ERROR 53 - Apple is overdoing a security check by bricking people’s iPhones and iPads
ERROR 53
Apple is overdoing a security check by bricking people’s
iPhones and iPads
WRITTEN BY Kevin J. Delaney
5 hours ago
Apple is getting flack for a security check in
recent iPhone and iPad models that can disable all use of a device when it has
been fixed by a non-Apple-certified repair person. Repairs to the home button
on an iPhone or iPad, or even screen replacement—a relatively common
procedure—can trigger the appearance of an “Error 53” message and
disable any further usage.
Apple says this error is the result of a security
procedure that checks whether a Touch ID sensor in the home button—which
enables fingerprint recognition—has been tampered with. “If iOS finds a
mismatch, the check fails and Touch ID, including for Apple Pay use, is
disabled,” Apple explained in a statement. “This security measure is necessary
to protect your device and prevent a fraudulent Touch ID sensor from being
used.”
The risk is apparently that someone could tamper with the
home button and circumvent the fingerprint ID system for unlocking a device or
paying with it. That is reasonable, as John Gruber points out on
Daring Fireball. But displaying an error message and “bricking” the
device—reducing it to the usefulness of a brick, in tech parlance—by requiring
its owner to contact Apple Support to be able to use it further seems like
overkill. As Gruber writes:
If the sensor can’t be trusted, clearly the whole phone
should not be bricked—it should simply disable Touch ID and Apple Pay.
And, obviously, it should inform the user why. Putting up an alert that
just says “Error 53” is almost comically bad.
It’s unclear how many people this directly affects—the
Guardian puts it at thousands, for what it’s worth.

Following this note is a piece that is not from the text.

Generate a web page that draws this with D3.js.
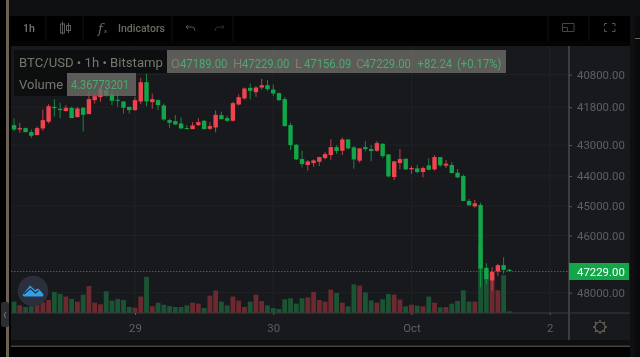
<!DOCTYPE html>
<html>
<head>
<meta charset="utf-8">
<script src="https://d3js.org/d3.v7.min.js"></script>
<style>
  html, body { margin: 0; padding: 0; background: #000; }
  svg { display: block; filter: blur(0.42px); }
  text { font-family: Roboto, sans-serif; }
</style>
</head>
<body>
<svg id="chart"></svg>
<script>
// one candle per hour, starting 28 Sep 03:00
const opens = [42363,42500,42458,42584,42679,42468,42258,41789,41851,41923,41820,42110,41820,42017,41581,41489,41274,41397,41571,41623,41789,41892,41623,41028,41643,41581,41747,42205,42237,42310,42458,42489,42363,42226,42479,42437,42048,42142,42226,41716,41530,41202,41335,41192,41120,41253,41366,41550,42363,42988,43448,43642,43577,43535,43416,43320,43063,43180,42817,43073,43502,43063,43126,43180,42956,43298,44035,43577,43438,43783,43751,43871,43653,43783,43384,43664,43642,43892,44002,44827,45006,44961,47118,47565,47247,47025,47189];
const highs = [42552,42605,42595,42775,42690,42542,42310,42090,42142,41934,42142,42121,42563,42017,41685,41633,41479,41737,41789,41996,41996,41913,41706,41768,41851,41892,42226,42447,42363,42489,42500,42489,42395,42500,42521,42595,42184,42258,42247,41747,41561,41561,41479,41253,41294,41448,41602,42395,43158,43481,43718,43827,43696,43675,43459,43470,43287,43320,43137,43762,43567,43201,43513,43212,43416,44046,44133,43783,43805,43936,43914,44046,43816,43827,43696,43740,43914,44068,44827,44995,45050,47802,47683,47933,47400,47330,47229];
const lows = [42153,42289,42437,42500,42405,41871,41706,41550,41664,41737,41789,41789,41789,41305,41376,41192,41253,41274,41294,41612,41789,41479,40896,40775,41376,41561,41685,42153,42048,42121,42363,42268,42142,42205,42268,41902,41944,42069,41633,41407,41192,41069,41151,40926,40967,41100,41345,41479,42289,42966,43180,43481,43459,43373,43223,42817,42998,42753,42817,43031,43105,42871,42998,42871,42945,43287,43513,43126,43438,43675,43631,43696,43427,43320,43384,43481,43545,43772,43947,44761,44794,44884,46955,47095,46978,46746,47156];
const closes = [42500,42458,42584,42700,42458,42205,41768,41830,41892,41820,42142,41841,42038,41550,41458,41243,41438,41602,41602,41820,41892,41581,41028,41623,41550,41737,42184,42289,42342,42468,42489,42373,42268,42489,42395,42038,42174,42226,41674,41489,41223,41294,41192,41120,41243,41376,41581,42395,42998,43459,43610,43524,43491,43384,43287,43063,43190,42817,43105,43459,43105,43126,43190,42934,43352,44013,43524,43448,43783,43740,43871,43740,43794,43384,43653,43599,43903,44046,44827,44973,44906,47142,47518,47259,47025,47189,47229];
const volumes = [29.7,20.1,15.7,17.5,21,28,34,55,50,43,36.7,29.7,48,70.7,27,22.7,56.7,32.3,36.7,34,15.7,14,43,94.3,17.5,27,21.8,18.3,15.7,15.7,20,27,24.4,13,45.4,58.5,29.7,20,43,32.3,15.7,29.7,48,31.4,20,13,10.5,35.8,38.4,24.4,38.4,41,55,34,29.7,61,52.4,27,17.5,75,71.6,54,33,27,35.8,49.8,48,35,17.5,21.8,19.2,17.5,42.8,27,14.8,15.7,24.4,31.4,59.4,29.7,29.7,177,105,105,59.4,98.7,4.37];
const priceTicks = [40800,41800,43000,44000,45000,46000,48000];
const lastPrice = 47229;
const dayTicks = [new Date(Date.UTC(2021,8,29)), new Date(Date.UTC(2021,8,30)), new Date(Date.UTC(2021,9,1)), new Date(Date.UTC(2021,9,2))];
const dayLabels = ["29","30","Oct","2"];
const ohlcLabels = [["O","47189.00",171,180],["H","47229.00",233,242],["L","47156.09",295,304],["C","47229.00",356,363.5]];
const changeLabels = [["+82.24",417.5],["(+0.17%)",457]];

const width = 640, height = 357;
const green = "#12a649", red = "#ee4450";
const volGreen = "#1b5434", volRed = "#6c2a30";
const hours = d3.range(opens.length).map(i => new Date(Date.UTC(2021,8,28,3 + i)));

const svg = d3.select("#chart").attr("width", width).attr("height", height).attr("viewBox", [0,0,width,height]);

const x = d3.scaleUtc().domain([dayTicks[0], dayTicks[3]]).range([135, 549.7]);
// log scale, flipped: 40800 at the top
const y = d3.scaleLog().domain([40800, 48000]).range([74.7, 292.7]);
const vol = d3.scaleLinear().domain([0, 177]).range([313, 245.3]);

// page chrome
svg.append("rect").attr("width", width).attr("height", height).attr("fill", "#0e0f11");
svg.append("rect").attr("y", 346).attr("width", 630).attr("height", 11).attr("fill", "#000");
svg.append("rect").attr("width", 6).attr("height", height).attr("fill", "#000");
svg.append("rect").attr("x", 9).attr("y", 16).attr("width", 621).attr("height", 30).attr("fill", "#040405");
svg.append("rect").attr("x", 9).attr("y", 46).attr("width", 2).attr("height", 311).attr("fill", "#040405");
svg.append("rect").attr("x", 11).attr("y", 16).attr("width", 619).attr("height", 25).attr("fill", "#000");
svg.append("rect").attr("x", 635).attr("y", 16).attr("width", 5).attr("height", 341).attr("fill", "#0a0a0c");
svg.append("rect").attr("x", 635).attr("y", 38).attr("width", 5).attr("height", 1).attr("fill", "#6b6255");
svg.append("rect").attr("x", 11).attr("y", 46).attr("width", 619).attr("height", 294).attr("fill", "#18191c");
svg.append("rect").attr("x", 6).attr("width", 3).attr("height", height).attr("fill", "#6b6255");
svg.append("rect").attr("x", 11).attr("y", 345.7).attr("width", 619).attr("height", 1).attr("fill", "#6b6255");

// grid
const grid = svg.append("g").attr("stroke", "#212226");
grid.selectAll("line.h").data(priceTicks).join("line").attr("class", "h")
  .attr("x1", 11).attr("x2", 569).attr("y1", d => y(d)).attr("y2", d => y(d));
grid.selectAll("line.v").data(dayTicks).join("line").attr("class", "v")
  .attr("y1", 46).attr("y2", 313).attr("x1", d => x(d)).attr("x2", d => x(d));

// volume under the candles
svg.append("g").selectAll("rect").data(volumes).join("rect")
  .attr("x", (d, i) => x(hours[i]) - 2.4)
  .attr("width", 4.8)
  .attr("y", d => vol(d))
  .attr("height", d => 313 - vol(d))
  .attr("fill", (d, i) => closes[i] < opens[i] ? volRed : volGreen);

// last price line
svg.append("line").attr("x1", 11).attr("x2", 569).attr("y1", y(lastPrice) + 0.5).attr("y2", y(lastPrice) + 0.5)
  .attr("stroke", "#1f7a45").attr("stroke-dasharray", "1.5,1.5");

// candles
const candles = svg.append("g").selectAll("g").data(hours).join("g")
  .attr("fill", (d, i) => closes[i] < opens[i] ? red : green)
  .attr("stroke", (d, i) => closes[i] < opens[i] ? red : green);
candles.append("line")
  .attr("x1", d => x(d)).attr("x2", d => x(d))
  .attr("y1", (d, i) => y(lows[i])).attr("y2", (d, i) => y(highs[i]))
  .attr("stroke-opacity", 0.8);
candles.append("rect")
  .attr("stroke", "none")
  .attr("x", d => x(d) - 2.2)
  .attr("width", 4.4)
  .attr("y", (d, i) => y(Math.min(opens[i], closes[i])))
  .attr("height", (d, i) => Math.max(1, Math.abs(y(opens[i]) - y(closes[i]))));

// price axis
svg.append("rect").attr("x", 569).attr("y", 46).attr("width", 61).attr("height", 294).attr("fill", "#18191c");
const yAxis = svg.append("g").attr("transform", "translate(569,0)")
  .call(d3.axisRight(y).tickValues(priceTicks).tickFormat(d3.format(".2f")).tickSize(3).tickPadding(5))
  .call(g => g.select(".domain").attr("d", "M0,46V340").attr("stroke", "#55565a").attr("stroke-width", 1.2));
yAxis.selectAll("line").attr("stroke", "#55565a");
yAxis.selectAll("text").attr("fill", "#5e5f63").style("font-size", "11.4px").style("font-family", "Roboto");

// time axis
const xAxis = svg.append("g").attr("transform", "translate(0,313)")
  .call(d3.axisBottom(x).tickValues(dayTicks).tickFormat((d, i) => dayLabels[i]).tickSize(2).tickPadding(9))
  .call(g => g.select(".domain").attr("d", "M11,0H630").attr("stroke", "#3a3b3f"));
xAxis.selectAll("line").attr("stroke", "#5e5f63");
xAxis.selectAll("text").attr("fill", "#5e5f63").style("font-size", "11.4px").style("font-family", "Roboto");

// last price tag
svg.append("rect").attr("x", 569).attr("y", 263).attr("width", 60).attr("height", 17).attr("fill", "#12a649");
svg.append("text").attr("x", 577).attr("y", 276).attr("fill", "#fff").style("font-size", "11.4px").text(lastPrice.toFixed(2));

// legend boxes sit over the candles
svg.append("rect").attr("x", 14).attr("y", 50).attr("width", 153).attr("height", 23).attr("fill", "#0d0e0f");
svg.append("rect").attr("x", 14).attr("y", 73).attr("width", 53).attr("height", 23).attr("fill", "#0d0e0f");
svg.append("rect").attr("x", 167).attr("y", 50).attr("width", 339).attr("height", 23).attr("fill", "#6e6e68").attr("fill-opacity", 0.78);
svg.append("rect").attr("x", 67).attr("y", 73).attr("width", 69).attr("height", 23).attr("fill", "#6e6e68").attr("fill-opacity", 0.78);

const legendGrey = "#77776f", legendGreen = "#4caa6e";
const legend = svg.append("g").style("font-size", "13px");
legend.append("text").attr("x", 19).attr("y", 66.5).attr("fill", legendGrey).style("font-size", "13.15px").text("BTC/USD • 1h • Bitstamp");
legend.append("text").attr("x", 19).attr("y", 89).attr("fill", legendGrey).text("Volume");
// the values are drawn narrower than the font's own width
const value = (tx, ty, sx, fill, s) => legend.append("text")
  .attr("transform", `translate(${tx},${ty}) scale(${sx},1)`).attr("fill", fill).text(s);
value(71, 89, 0.84, legendGreen, "4.36773201");
ohlcLabels.forEach(([k, v, kx, vx]) => {
  legend.append("text").attr("x", kx).attr("y", 68).attr("fill", "#7f7f78").text(k);
  value(vx, 68, 0.868, legendGreen, v);
});
changeLabels.forEach(([v, vx]) => value(vx, 68, 0.868, legendGreen, v));

// toolbar
const bar = svg.append("g");
bar.selectAll("line").data([46, 83, 172, 233, 548, 589]).join("line")
  .attr("x1", d => d).attr("x2", d => d).attr("y1", 16).attr("y2", 41).attr("stroke", "#131417");
bar.append("text").attr("x", 23).attr("y", 32).attr("fill", "#77776f").style("font-size", "10.5px").style("font-weight", 500).text("1h");
bar.append("text").attr("x", 118).attr("y", 32).attr("fill", "#6a6a64").style("font-size", "10.5px").style("font-weight", 500).text("Indicators");
bar.append("text").attr("x", 98).attr("y", 33).attr("fill", "#6a6a64").style("font-family", "DejaVu Serif").style("font-style", "italic").style("font-size", "13px").text("f");
bar.append("text").attr("x", 104).attr("y", 33).attr("fill", "#6a6a64").style("font-size", "6px").text("x");
const icons = bar.append("g").attr("fill", "none").attr("stroke", "#5c5c58");
icons.append("path").attr("d", "M62.5,21.5V34.5M68.5,23V33");
icons.append("rect").attr("x", 60.5).attr("y", 24).attr("width", 4).attr("height", 9);
icons.append("rect").attr("x", 66.5).attr("y", 25.5).attr("width", 4).attr("height", 5);
icons.append("path").attr("d", "M186,27H192Q195,27 195,31M188,25L186,27L188,29").attr("stroke", "#55554f");
icons.append("path").attr("d", "M224,27H218Q215,27 215,31M222,25L224,27L222,29").attr("stroke", "#2c2c2a");
icons.append("path").attr("d", "M562.5,23.5H574V31.5H562.5ZM562.5,27.5H567.5V31.5").attr("stroke", "#444441");
icons.append("path").attr("d", "M604.5,26V23.5H607M612,23.5H615V26M604.5,29V31.5H607M612,31.5H615V29").attr("stroke", "#555550");

// settings gear
const gear = svg.append("g").attr("transform", "translate(600,327)").attr("fill", "none").attr("stroke", "#6b6255");
gear.append("circle").attr("r", 5).attr("stroke-width", 1.2);
gear.selectAll("line").data(d3.range(8)).join("line")
  .attr("transform", d => `rotate(${d * 45})`).attr("y1", -5).attr("y2", -7).attr("stroke-width", 1.4);

// logo and side handle
svg.append("circle").attr("cx", 33).attr("cy", 291).attr("r", 15.3).attr("fill", "#2b2f3b");
svg.append("path").attr("d", "M22.5,295L30,285.5L35,290L38,288.5L42,292.5Q44.5,296 42.5,296.5H24Z").attr("fill", "#2f9fee");
svg.append("path").attr("d", "M24,294L30.5,288.5L35.5,293L38.5,290.5").attr("fill", "none").attr("stroke", "#2b2f3b").attr("stroke-width", 1.3);
svg.append("rect").attr("x", 1).attr("y", 302).attr("width", 8).attr("height", 25).attr("rx", 2).attr("fill", "#2c2d30");
svg.append("path").attr("d", "M6,312L4,315L6,318").attr("fill", "none").attr("stroke", "#77776f");
</script>
</body>
</html>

But, for Apple, the controversy plays into broader
consumer frustration about what it charges to service its devices, and the
relatively limited options for repairing and upgrading them. Apple doesn’t make
it easy for users to replace batteries in its devices as they age, for example,
and unlike other smartphone makers doesn’t allow owners to upgrade their
iPhones’ memories by buying cheap memory cards.